INSTRUCTIONS TO FOLLOW: Reproduce the listing below from the line with "Clone this diagram in TikZ." to the line with "(0,0) rectangle (531,813);", both lines included, character for character, minus any pictures.

***** RECORDS SUPPLIED *****

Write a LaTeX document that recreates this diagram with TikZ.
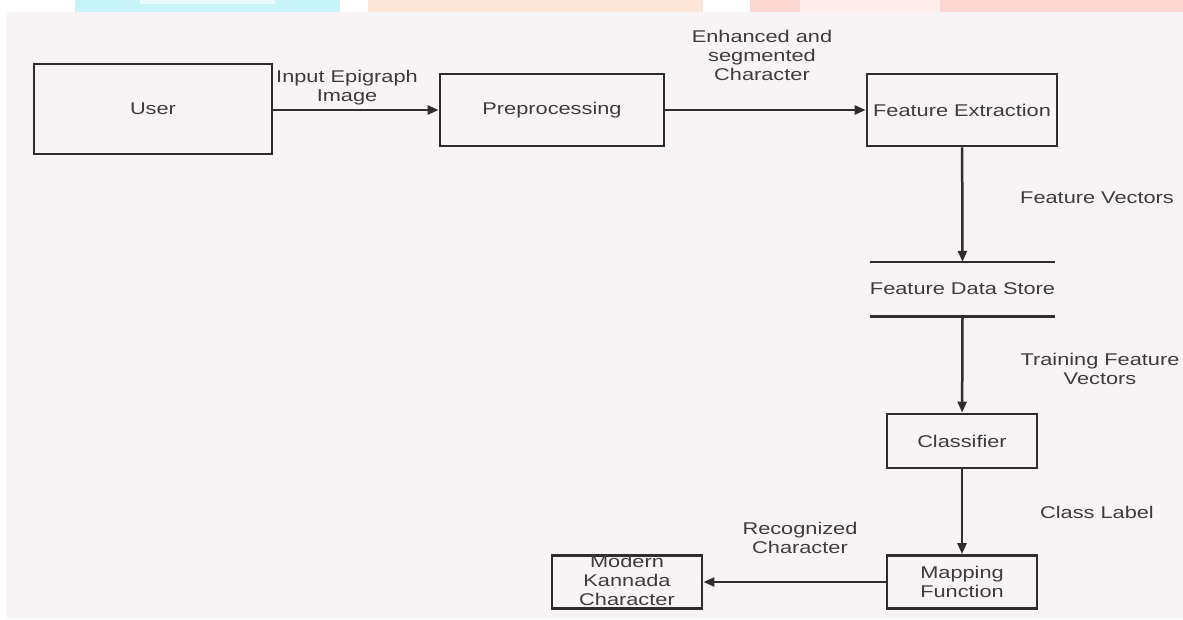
\documentclass[tikz,border=0pt]{standalone}
\usepackage{fontspec}
\setmainfont{Liberation Sans}[FakeStretch=1.28]
\usetikzlibrary{arrows.meta}
\definecolor{ink}{HTML}{2E2E2E}
\definecolor{txt}{HTML}{3C3C3C}
\definecolor{panel}{HTML}{F8F4F5}
\definecolor{wmcyan}{HTML}{C9F4F8}
\definecolor{wmpeach}{HTML}{FDE6D7}
\definecolor{wmpink}{HTML}{FBD6D2}
\begin{document}
\begin{tikzpicture}[x=1pt,y=-1pt,
  every node/.style={font=\fontsize{17}{19}\selectfont},
  box/.style={draw=ink, line width=2.8pt, fill=panel, inner sep=0pt, align=center, text=txt},
  lbl/.style={align=center, text=txt, inner sep=0pt},
  storeline/.style={draw=ink, line width=2.6pt},
  arr/.style={draw=ink, line width=2.5pt, -{Triangle[length=11pt,width=9pt]}}]
\useasboundingbox (0,0) rectangle (1183,619);
\fill[white] (0,0) rectangle (1183,619);
% watermark strip at the top
\fill[wmcyan] (75,0) rectangle (340,12);
\fill[white!60!wmcyan] (140,0) rectangle (275,4);
\fill[wmpeach] (368,0) rectangle (703,12);
\fill[wmpink] (750,0) rectangle (1183,12);
\fill[white!55!wmpink] (800,0) rectangle (940,12);
% main panel
\fill[panel] (7,12) rectangle (1183,619);

% boxes
\node[box, minimum width=238, minimum height=90] (user) at (153,109) {User};
\node[box, minimum width=224, minimum height=72] (pre) at (552,110) {Preprocessing};
\node[box, minimum width=190, minimum height=72] (fe) at (962,110) {Feature Extraction};
\node[lbl, minimum width=151, minimum height=54] (store) at (962.5,289) {Feature Data Store};
\draw[storeline] (store.north west) -- (store.north east);
\draw[storeline] (store.south west) -- (store.south east);
\node[box, minimum width=150, minimum height=54] (cls) at (962,441) {Classifier};
\node[box, minimum width=150, minimum height=53] (map) at (962,582) {Mapping\\Function};
\node[box, minimum width=150, minimum height=53] (mod) at (627,582)
  {\smash{\raisebox{-5pt}{\begin{tabular}{@{}c@{}}Modern\\Kannada\\Character\end{tabular}}}};

% connectors
\draw[arr] (user.east |- pre.west) -- (pre.west);
\draw[arr] (pre) -- (fe);
\draw[arr] (fe) -- (store.north);
\draw[arr] (store.south) -- (cls);
\draw[arr] (cls) -- (map);
\draw[arr] (map) -- (mod);

% connector labels
\node[lbl] (l1) at (347,88) {Input Epigraph\\Image};
\node[lbl] (l2) at (762,55) {Enhanced and\\segmented\\Character};
\node[lbl] (l3) at (1097,198) {Feature Vectors};
\node[lbl] (l4) at (1100,369) {Training Feature\\Vectors};
\node[lbl] (l5) at (1097,512) {Class Label};
\node[lbl] (l6) at (800,538) {Recognized\\Character};
\end{tikzpicture}
\end{document}
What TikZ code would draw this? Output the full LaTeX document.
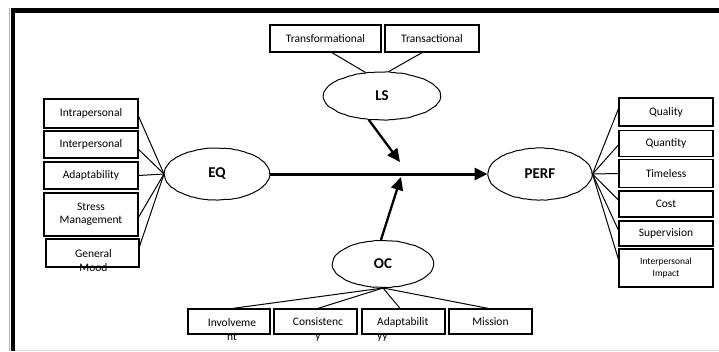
\documentclass[tikz,border=0pt]{standalone}
\usepackage{fontspec}
\setmainfont{Carlito}
\usetikzlibrary{shapes.geometric,arrows.meta,calc,decorations.pathmorphing}
\begin{document}
\pgfmathsetseed{7}
\begin{tikzpicture}[x=1pt,y=-1pt,
  box/.style={draw, line width=1.3pt, inner sep=0pt, font=\fontsize{11.5}{13.5}\selectfont, align=center},
  lat/.style={draw, ellipse, line width=1pt, inner sep=0pt, font=\fontsize{15}{18}\selectfont\bfseries,
    decorate, decoration={random steps, segment length=2.5pt, amplitude=0.35pt}, rounded corners=0.8pt},
  link/.style={line width=1pt},
  bigarrow/.style={line width=3pt, -{Triangle[length=13pt,width=12pt]}},
  midarrow/.style={line width=2.3pt, -{Triangle[length=13pt,width=12pt]}},
  txt/.style={inner sep=0pt, font=\fontsize{11.5}{14}\selectfont, align=center}
]
\useasboundingbox (0,0) rectangle (719,351);
% frame
\draw[gray!60, line width=0.8pt] (9.5,8) -- (9.5,351);
\draw[line width=5pt] (10.5,10.5) -- (719,10.5);
\draw[line width=4pt] (12.5,8) -- (12.5,351);
\draw[gray!30, line width=1pt] (14.5,350) -- (719,350);

% latent variables
\node[lat, minimum width=117pt, minimum height=48pt] (LS) at (382,96) {LS};
\node[lat, minimum width=105pt, minimum height=52pt] (EQ) at (217,174) {EQ};
\node[lat, minimum width=104pt, minimum height=52pt] (PERF) at (540,174) {PERF};
\node[lat, minimum width=101pt, minimum height=47pt] (OC) at (383,264) {OC};

% top boxes
\node[box, minimum width=111pt, minimum height=27pt] (tf) at (325.5,38.5) {Transformational};
\node[box, minimum width=94pt, minimum height=27pt] (ta) at (432,38.5) {Transactional};

% left boxes
\node[box, minimum width=94pt, minimum height=29pt] (intra) at (91,113.5) {Intrapersonal};
\node[box, minimum width=94pt, minimum height=27pt] (inter) at (91,144.5) {Interpersonal};
\node[box, minimum width=94pt, minimum height=27pt] (adapt) at (91,175.5) {Adaptability};
\node[box, minimum width=94pt, minimum height=43pt] (stress) at (91,214.5) {Stress\\Management};
\node[box, minimum width=93pt, minimum height=28pt] (gm) at (92.5,253) {};
\node[txt] (gmt) at (93.5,261) {General\\Mood};

% right boxes
\node[box, minimum width=94pt, minimum height=28pt] (quality) at (666,112) {Quality};
\node[box, minimum width=94pt, minimum height=26pt] (quantity) at (666,143.5) {Quantity};
\node[box, minimum width=94pt, minimum height=28pt] (timeless) at (666,173.5) {Timeless};
\node[box, minimum width=94pt, minimum height=26pt] (cost) at (666,204) {Cost};
\node[box, minimum width=94pt, minimum height=25pt] (sup) at (666,233.5) {Supervision};
\node[box, minimum width=94pt, minimum height=38pt, font=\fontsize{9.5}{12}\selectfont] (ii) at (666,268) {Interpersonal\\Impact};

% bottom boxes
\node[box, minimum width=82pt, minimum height=25pt] (inv) at (229,321.5) {};
\node[txt] (invt) at (232,329.5) {Involveme\\nt};
\node[box, minimum width=83pt, minimum height=25pt] (con) at (315.5,321.5) {};
\node[txt] (cont) at (318,329.5) {Consistenc\\y};
\node[box, minimum width=83pt, minimum height=25pt] (adp) at (403.5,321.5) {};
\node[txt, align=left, anchor=west] (adpt) at (377,329.5) {Adaptabilit\\yy};
\node[box, minimum width=83pt, minimum height=25pt] (mis) at (490.5,321.5) {Mission};

% indicator links
\draw[link] ($(tf.south)+(6.5,0)$) -- (LS.125);
\draw[link] ($(ta.south)+(-10,0)$) -- (LS.75);

\draw[link] ($(intra.east)+(0,3)$) -- (EQ.west);
\draw[link] ($(inter.east)+(0,5)$) -- (EQ.west);
\draw[link] (adapt.east) -- (EQ.west);
\draw[link] ($(stress.east)+(0,2.5)$) -- (EQ.west);
\draw[link] ($(gm.east)+(0,-7)$) -- (EQ.west);

\draw[link] (PERF.east) -- ($(quality.west)+(0,-3)$);
\draw[link] (PERF.east) -- ($(quantity.west)+(0,1.5)$);
\draw[link] (PERF.east) -- (timeless.west);
\draw[link] (PERF.east) -- ($(cost.west)+(0,-4)$);
\draw[link] (PERF.east) -- ($(sup.west)+(0,-3.5)$);
\draw[link] (PERF.east) -- ($(ii.west)+(0,-9)$);

\draw[link] (OC.south) -- ($(inv.north)+(4,0)$);
\draw[link] (OC.south) -- ($(con.north)+(2.5,0)$);
\draw[link] (OC.south) -- ($(adp.north)+(-3.5,0)$);
\draw[link] (OC.south) -- ($(mis.north)+(-2.5,0)$);

% structural arrows
\coordinate (lstip) at (400,162);
\coordinate (octip) at (401,177);
\draw[midarrow] (LS.-119) -- (lstip);
\draw[midarrow] (OC.95) -- (octip);
\draw[bigarrow] (EQ.east) -- (PERF.west);
\end{tikzpicture}
\end{document}
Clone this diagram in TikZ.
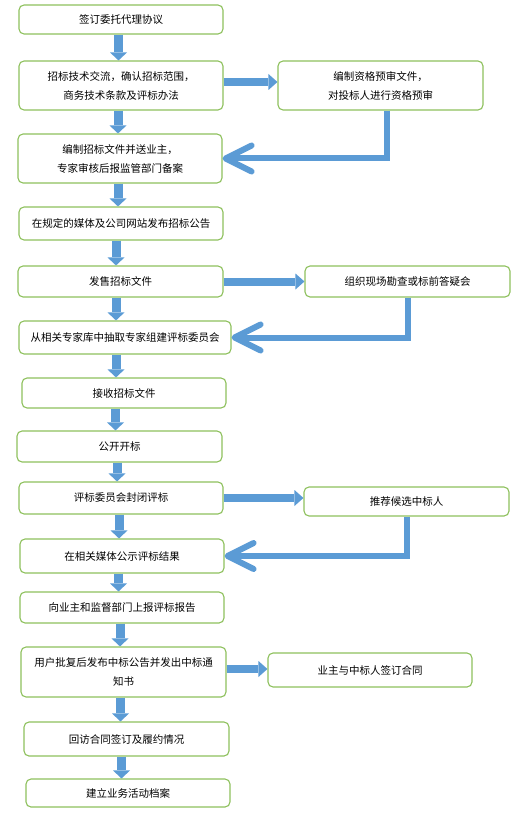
\documentclass[tikz,border=0pt]{standalone}
\usepackage{fontspec}
\newfontfamily\cjk{Noto Sans CJK SC}
\usetikzlibrary{arrows.meta}

\begin{document}
\begin{tikzpicture}[x=1pt,y=-1pt]
	\tikzstyle{every node}=[font=\cjk\fontsize{10.5pt}{19pt}\selectfont]
	
	\definecolor{boxgreen}{RGB}{141,192,92}
	\definecolor{arrowblue}{RGB}{91,155,213}
	\tikzstyle{procbox}=[draw=boxgreen, line width=1.1pt, rounded corners=5pt, align=center, inner sep=0pt]
	\tikzstyle{downarrow}=[arrowblue, line width=9pt, -{Triangle[length=8pt,width=17pt,line width=0pt]}]
	\tikzstyle{sidearrow}=[arrowblue, line width=8pt, -{Triangle[length=9pt,width=16pt,line width=0pt]}]
	\tikzstyle{backarrow}=[arrowblue, line width=6pt, -{Straight Barb[length=26pt,width=26pt,round]}]
	%%page size of the flow chart
	\useasboundingbox (0,0) rectangle (531,813);
	
	\node [procbox, minimum width=204pt, minimum height=29pt] (b1) at (121.0000,19.5000) {签订委托代理协议};
	\node [procbox, minimum width=204pt, minimum height=49pt] (b2) at (121.0000,85.5000) {招标技术交流，确认招标范围，\\商务技术条款及评标办法};
	\node [procbox, minimum width=205pt, minimum height=49pt] (r1) at (380.5000,85.5000) {编制资格预审文件，\\对投标人进行资格预审};
	\node [procbox, minimum width=204pt, minimum height=49pt] (b3) at (120.0000,158.5000) {编制招标文件并送业主，\\专家审核后报监管部门备案};
	\node [procbox, minimum width=204pt, minimum height=33pt] (b4) at (121.0000,223.5000) {在规定的媒体及公司网站发布招标公告};
	\node [procbox, minimum width=205pt, minimum height=31pt] (b5) at (120.5000,281.5000) {发售招标文件};
	\node [procbox, minimum width=205pt, minimum height=31pt] (r2) at (407.5000,281.5000) {组织现场勘查或标前答疑会};
	\node [procbox, minimum width=212pt, minimum height=33pt] (b6) at (125.0000,337.5000) {从相关专家库中抽取专家组建评标委员会};
	\node [procbox, minimum width=204pt, minimum height=30pt] (b7) at (124.0000,393.0000) {接收招标文件};
	\node [procbox, minimum width=205pt, minimum height=31pt] (b8) at (119.5000,446.5000) {公开开标};
	\node [procbox, minimum width=204pt, minimum height=32pt] (b9) at (121.0000,498.0000) {评标委员会封闭评标};
	\node [procbox, minimum width=205pt, minimum height=29pt] (r3) at (406.5000,501.5000) {推荐候选中标人};
	\node [procbox, minimum width=204pt, minimum height=34pt] (b10) at (122.0000,556.0000) {在相关媒体公示评标结果};
	\node [procbox, minimum width=204pt, minimum height=31pt] (b11) at (122.0000,607.5000) {向业主和监督部门上报评标报告};
	\node [procbox, minimum width=205pt, minimum height=50pt] (b12) at (123.5000,672.0000) {用户批复后发布中标公告并发出中标通\\知书};
	\node [procbox, minimum width=204pt, minimum height=34pt] (r4) at (370.0000,670.0000) {业主与中标人签订合同};
	\node [procbox, minimum width=205pt, minimum height=34pt] (b13) at (126.5000,739.0000) {回访合同签订及履约情况};
	\node [procbox, minimum width=204pt, minimum height=28pt] (b14) at (128.0000,793.0000) {建立业务活动档案};
	
	\foreach \a/\b/\dx in {b1/b2/-2.5, b2/b3/-3, b3/b4/-2, b4/b5/-5, b5/b6/-4.5, b6/b7/-9, b7/b8/-8.5, b8/b9/-2.5, b9/b10/-2, b10/b11/-3.5, b11/b12/-2, b12/b13/-3, b13/b14/-5}
		\draw [downarrow] ([xshift=\dx pt]\a.south) -- ([xshift=\dx pt]\a.south |- \b.north);
	
	\draw [sidearrow] ([yshift=3.5pt]b2.east) -- ([yshift=3.5pt]b2.east -| r1.west);
	\draw [sidearrow] (b5.east) -- (b5.east -| r2.west);
	\draw [sidearrow] (b9.east) -- (b9.east -| r3.west);
	\draw [sidearrow] ([yshift=3pt]b12.east) -- ([yshift=3pt]b12.east -| r4.west);
	
	\draw [backarrow] ([xshift=6pt]r1.south) |- (b3.east);
	\draw [backarrow] (r2.south) |- (b6.east);
	\draw [backarrow] (r3.south) |- (b10.east);

\end{tikzpicture}
\end{document}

*****

THE OUTPUT:
Clone this diagram in TikZ.
\documentclass[tikz,border=0pt]{standalone}
\usepackage{fontspec}
\newfontfamily\cjk{Noto Sans CJK SC}
\usetikzlibrary{arrows.meta}

\begin{document}
\begin{tikzpicture}[x=1pt,y=-1pt]
	\tikzstyle{every node}=[font=\cjk\fontsize{10.5pt}{19pt}\selectfont]
	
	\definecolor{boxgreen}{RGB}{141,192,92}
	\definecolor{arrowblue}{RGB}{91,155,213}
	\tikzstyle{procbox}=[draw=boxgreen, line width=1.1pt, rounded corners=5pt, align=center, inner sep=0pt]
	\tikzstyle{downarrow}=[arrowblue, line width=9pt, -{Triangle[length=8pt,width=17pt,line width=0pt]}]
	\tikzstyle{sidearrow}=[arrowblue, line width=8pt, -{Triangle[length=9pt,width=16pt,line width=0pt]}]
	\tikzstyle{backarrow}=[arrowblue, line width=6pt, -{Straight Barb[length=26pt,width=26pt,round]}]
	%%page size of the flow chart
	\useasboundingbox (0,0) rectangle (531,813);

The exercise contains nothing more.